Upon the allegations of the bill, the proposed use of the real estate for highway purposes either is inconsistent with its present uses, or is an interference with the commission's exclusive control, or both. Such proposed use is not definitely authorized by St. 1952, c. 354, as amended.
Support for our not making too broad a construction is to be found in the extensive powers of eminent domain conferred upon the commission. See G. L. c. 92, Sections 77-80. Should the contention of the Authority be upheld, the commission might try to retake the same real estate. Lacking a narrow construction, the Authority and the commission might successively try to take and retake the property ad infinitum. Such a result could not have been intended and is not to be favored. If the legislative intent be that the Authority should have the right for which it contends, an express statute, if ever deemed necessary and otherwise valid, could readily be phrased to that effect.

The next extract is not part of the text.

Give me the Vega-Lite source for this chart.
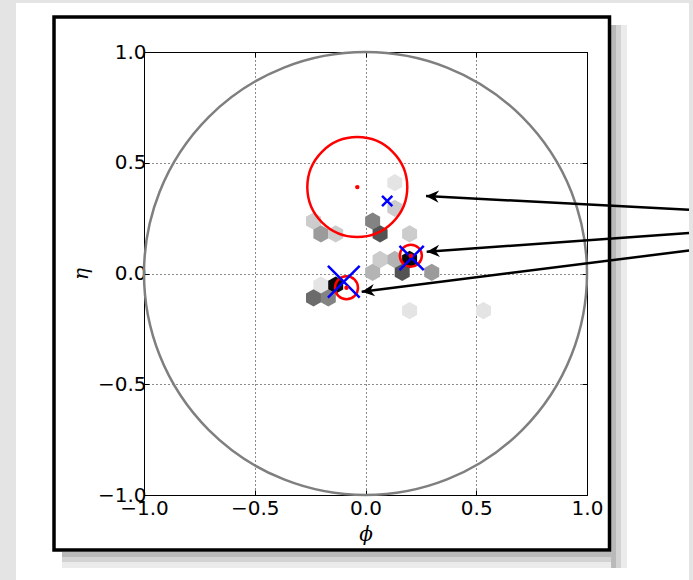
{
  "$schema": "https://vega.github.io/schema/vega-lite/v6.json",
  "width": 443,
  "height": 443,
  "autosize": {"type": "none"},
  "padding": {"left": 144, "top": 52, "right": 106, "bottom": 85},
  "background": "white",
  "config": {
    "view": {"stroke": "black", "strokeWidth": 1, "fill": "white"}
  },
  "datasets": {
    "hex": [
      {"phi": 0.1323, "eta": 0.4099, "count": 1},
      {"phi": 0.1323, "eta": 0.2944, "count": 2},
      {"phi": -0.2348, "eta": 0.2366, "count": 2},
      {"phi": 0.0321, "eta": 0.2366, "count": 5},
      {"phi": -0.2014, "eta": 0.1788, "count": 4},
      {"phi": -0.1345, "eta": 0.1788, "count": 2},
      {"phi": 0.0659, "eta": 0.1788, "count": 7},
      {"phi": 0.1991, "eta": 0.1788, "count": 2},
      {"phi": 0.0659, "eta": 0.0632, "count": 2},
      {"phi": 0.1323, "eta": 0.0632, "count": 3},
      {"phi": 0.1991, "eta": 0.0632, "count": 10},
      {"phi": 0.0321, "eta": 0.0054, "count": 3},
      {"phi": 0.1657, "eta": 0.0054, "count": 7},
      {"phi": 0.2991, "eta": 0.0054, "count": 4},
      {"phi": -0.2014, "eta": -0.0524, "count": 1},
      {"phi": -0.1345, "eta": -0.0524, "count": 10},
      {"phi": -0.2348, "eta": -0.1102, "count": 6},
      {"phi": -0.1679, "eta": -0.1102, "count": 5},
      {"phi": 0.1991, "eta": -0.1679, "count": 1},
      {"phi": 0.5327, "eta": -0.1679, "count": 1}
    ],
    "unit": [{"phi": 0, "eta": 0, "r": 1}],
    "cones": [
      {"phi": -0.037, "eta": 0.39, "r": 0.2257},
      {"phi": 0.2047, "eta": 0.0804, "r": 0.0497},
      {"phi": -0.0858, "eta": -0.0641, "r": 0.052}
    ],
    "crosses": [
      {"phi": 0.098, "eta": 0.3273, "r": 0.0233},
      {"phi": 0.2082, "eta": 0.07, "r": 0.0549},
      {"phi": -0.098, "eta": -0.037, "r": 0.0716}
    ],
    "arrows": [
      {"phi0": 1.4605, "eta0": 0.2876, "phi1": 0.2731, "eta1": 0.3499},
      {"phi0": 1.4605, "eta0": 0.1828, "phi1": 0.2763, "eta1": 0.0984},
      {"phi0": 1.4605, "eta0": 0.1038, "phi1": -0.0172, "eta1": -0.0822}
    ]
  },
  "resolve": {"axis": {"x": "independent", "y": "independent"}},
  "layer": [
    {
      "data": {"values": [{}]},
      "mark": {"type": "rect", "fill": "#e4e4e4", "clip": false},
      "encoding": {
        "x": {"datum": -1.9, "type": "quantitative", "scale": {"domain": [-1, 1], "nice": false, "zero": false}, "axis": null},
        "x2": {"datum": -1.5779},
        "y": {"datum": 1.5, "type": "quantitative", "scale": {"domain": [-1, 1], "nice": false, "zero": false}, "axis": null},
        "y2": {"datum": -1.6}
      }
    },
    {
      "data": {"values": [{}]},
      "mark": {"type": "rect", "fill": "#e4e4e4", "clip": false},
      "encoding": {
        "x": {"datum": 1.4605, "type": "quantitative", "axis": null},
        "x2": {"datum": 1.7},
        "y": {"datum": 1.5, "type": "quantitative", "axis": null},
        "y2": {"datum": -1.6}
      }
    },
    {
      "data": {"values": [{}]},
      "mark": {"type": "rect", "fill": "#e4e4e4", "clip": false},
      "encoding": {
        "x": {"datum": -1.9, "type": "quantitative", "axis": null},
        "x2": {"datum": 1.7},
        "y": {"datum": 1.5, "type": "quantitative", "axis": null},
        "y2": {"datum": 1.2212}
      }
    },
    {
      "data": {"values": [{}]},
      "mark": {"type": "rect", "fill": "black", "opacity": 0.12, "clip": false},
      "encoding": {
        "x": {"datum": -1.3702, "type": "quantitative", "axis": null},
        "x2": {"datum": 1.1084},
        "y": {"datum": -1.2573, "type": "quantitative", "axis": null},
        "y2": {"datum": -1.2799}
      }
    },
    {
      "data": {"values": [{}]},
      "mark": {"type": "rect", "fill": "black", "opacity": 0.1, "clip": false},
      "encoding": {
        "x": {"datum": -1.3702, "type": "quantitative", "axis": null},
        "x2": {"datum": 1.1084},
        "y": {"datum": -1.2573, "type": "quantitative", "axis": null},
        "y2": {"datum": -1.3025}
      }
    },
    {
      "data": {"values": [{}]},
      "mark": {"type": "rect", "fill": "black", "opacity": 0.08, "clip": false},
      "encoding": {
        "x": {"datum": -1.3702, "type": "quantitative", "axis": null},
        "x2": {"datum": 1.1084},
        "y": {"datum": -1.2573, "type": "quantitative", "axis": null},
        "y2": {"datum": -1.3296}
      }
    },
    {
      "data": {"values": [{}]},
      "mark": {"type": "rect", "fill": "black", "opacity": 0.12, "clip": false},
      "encoding": {
        "x": {"datum": 1.1084, "type": "quantitative", "axis": null},
        "x2": {"datum": 1.131},
        "y": {"datum": 1.1219, "type": "quantitative", "axis": null},
        "y2": {"datum": -1.3296}
      }
    },
    {
      "data": {"values": [{}]},
      "mark": {"type": "rect", "fill": "black", "opacity": 0.1, "clip": false},
      "encoding": {
        "x": {"datum": 1.1084, "type": "quantitative", "axis": null},
        "x2": {"datum": 1.1535},
        "y": {"datum": 1.1219, "type": "quantitative", "axis": null},
        "y2": {"datum": -1.3296}
      }
    },
    {
      "data": {"values": [{}]},
      "mark": {"type": "rect", "fill": "black", "opacity": 0.08, "clip": false},
      "encoding": {
        "x": {"datum": 1.1084, "type": "quantitative", "axis": null},
        "x2": {"datum": 1.1806},
        "y": {"datum": 1.1219, "type": "quantitative", "axis": null},
        "y2": {"datum": -1.3296}
      }
    },
    {
      "data": {"values": [{}]},
      "mark": {"type": "rect", "fillOpacity": 0, "stroke": "black", "strokeWidth": 3.5, "clip": false},
      "encoding": {
        "x": {"datum": -1.4063, "type": "quantitative", "axis": null},
        "x2": {"datum": 1.1016},
        "y": {"datum": 1.158, "type": "quantitative", "axis": null},
        "y2": {"datum": -1.2483}
      }
    },
    {
      "data": {"name": "hex"},
      "mark": {"type": "point", "shape": "M0,-1L0.866,-0.5L0.866,0.5L0,1L-0.866,0.5L-0.866,-0.5Z", "filled": true, "size": 300, "opacity": 1, "strokeWidth": 0},
      "encoding": {
        "x": {"field": "phi", "type": "quantitative", "title": "ϕ",
          "axis": {"orient": "bottom", "values": [-1, -0.5, 0, 0.5, 1], "format": ".1f", "domain": false,
            "ticks": true, "tickColor": "black", "tickSize": -5, "tickWidth": 1,
            "grid": true, "gridColor": "black", "gridDash": [1, 3], "gridOpacity": 0.9, "gridWidth": 1,
            "labelFont": "DejaVu Sans", "labelFontSize": 20, "labelColor": "black", "labelPadding": 8,
            "labelFlush": false, "labelOverlap": false, "labelBound": false,
            "titleFont": "DejaVu Serif", "titleFontStyle": "italic", "titleFontWeight": "normal", "titleFontSize": 20, "titleColor": "black", "titlePadding": 6}},
        "y": {"field": "eta", "type": "quantitative", "title": "η",
          "axis": {"orient": "left", "values": [-1, -0.5, 0, 0.5, 1], "format": ".1f", "domain": false,
            "ticks": true, "tickColor": "black", "tickSize": -5, "tickWidth": 1,
            "grid": true, "gridColor": "black", "gridDash": [1, 3], "gridOpacity": 0.9, "gridWidth": 1,
            "labelFont": "DejaVu Sans", "labelFontSize": 20, "labelColor": "black", "labelPadding": 3,
            "labelFlush": false, "labelOverlap": false, "labelBound": false,
            "titleFont": "DejaVu Serif", "titleFontStyle": "italic", "titleFontWeight": "normal", "titleFontSize": 20, "titleColor": "black", "titlePadding": 6}},
        "color": {"field": "count", "type": "quantitative", "scale": {"domain": [1, 10], "range": ["#e4e4e4", "#0a0a0a"], "interpolate": "rgb"}, "legend": null}
      }
    },
    {
      "data": {"name": "unit"},
      "mark": {"type": "point", "shape": "circle", "filled": false, "color": "#7f7f7f", "strokeWidth": 2.5, "opacity": 1},
      "encoding": {
        "x": {"field": "phi", "type": "quantitative",
          "axis": {"orient": "top", "values": [-1, -0.5, 0, 0.5, 1], "labels": false, "grid": false, "domain": false, "title": null,
            "ticks": true, "tickColor": "black", "tickSize": -5, "tickWidth": 1}},
        "y": {"field": "eta", "type": "quantitative",
          "axis": {"orient": "right", "values": [-1, -0.5, 0, 0.5, 1], "labels": false, "grid": false, "domain": false, "title": null,
            "ticks": true, "tickColor": "black", "tickSize": -5, "tickWidth": 1}},
        "size": {"field": "r", "type": "quantitative", "scale": {"type": "pow", "exponent": 2, "domain": [0, 1], "range": [0, 196249]}, "legend": null}
      }
    },
    {
      "data": {"name": "cones"},
      "mark": {"type": "point", "shape": "circle", "filled": false, "color": "#ff0000", "strokeWidth": 2.5, "opacity": 1},
      "encoding": {
        "x": {"field": "phi", "type": "quantitative", "axis": null},
        "y": {"field": "eta", "type": "quantitative", "axis": null},
        "size": {"field": "r", "type": "quantitative", "scale": {"type": "pow", "exponent": 2, "domain": [0, 1], "range": [0, 196249]}, "legend": null}
      }
    },
    {
      "data": {"name": "crosses"},
      "mark": {"type": "point", "shape": "M-1,-1L1,1M1,-1L-1,1", "filled": false, "color": "#0000ff", "strokeWidth": 2.5, "opacity": 1},
      "encoding": {
        "x": {"field": "phi", "type": "quantitative", "axis": null},
        "y": {"field": "eta", "type": "quantitative", "axis": null},
        "size": {"field": "r", "type": "quantitative", "scale": {"type": "pow", "exponent": 2, "domain": [0, 1], "range": [0, 196249]}, "legend": null}
      }
    },
    {
      "data": {"name": "cones"},
      "mark": {"type": "point", "shape": "circle", "filled": true, "color": "#ff0000", "size": 20, "opacity": 1},
      "encoding": {
        "x": {"field": "phi", "type": "quantitative", "axis": null},
        "y": {"field": "eta", "type": "quantitative", "axis": null}
      }
    },
    {
      "data": {"name": "arrows"},
      "mark": {"type": "rule", "color": "black", "strokeWidth": 2.5, "clip": false},
      "encoding": {
        "x": {"field": "phi0", "type": "quantitative", "axis": null},
        "y": {"field": "eta0", "type": "quantitative", "axis": null},
        "x2": {"field": "phi1"},
        "y2": {"field": "eta1"}
      }
    },
    {
      "data": {"name": "arrows"},
      "transform": [
        {"calculate": "(atan2(-(datum.eta1 - datum.eta0), datum.phi1 - datum.phi0) * 180 / PI + 360) % 360", "as": "ang"}
      ],
      "mark": {"type": "point", "shape": "M0,0L-2.1,-1L-1.45,0L-2.1,1Z", "filled": true, "color": "black", "size": 150, "opacity": 1},
      "encoding": {
        "x": {"field": "phi1", "type": "quantitative", "axis": null},
        "y": {"field": "eta1", "type": "quantitative", "axis": null},
        "angle": {"field": "ang", "type": "quantitative", "scale": null}
      }
    }
  ]
}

Order overruling demurrer affirmed.
[Note p252-1] The factual consequences naturally are not set forth in the bill, but well might have been in the contemplation of the Legislature. We expect that a trial on the merits would lead to findings as to those consequences, including the necessity for counterbalancing takings by the commission.
[Note p253-1] Amendments of Section 7 by St. 1958, c. 384, are not material.
[Note 2] Note the employment in this limited sense of the word "use" in G. L. c. 92, Section 32, relating to the powers of the commission.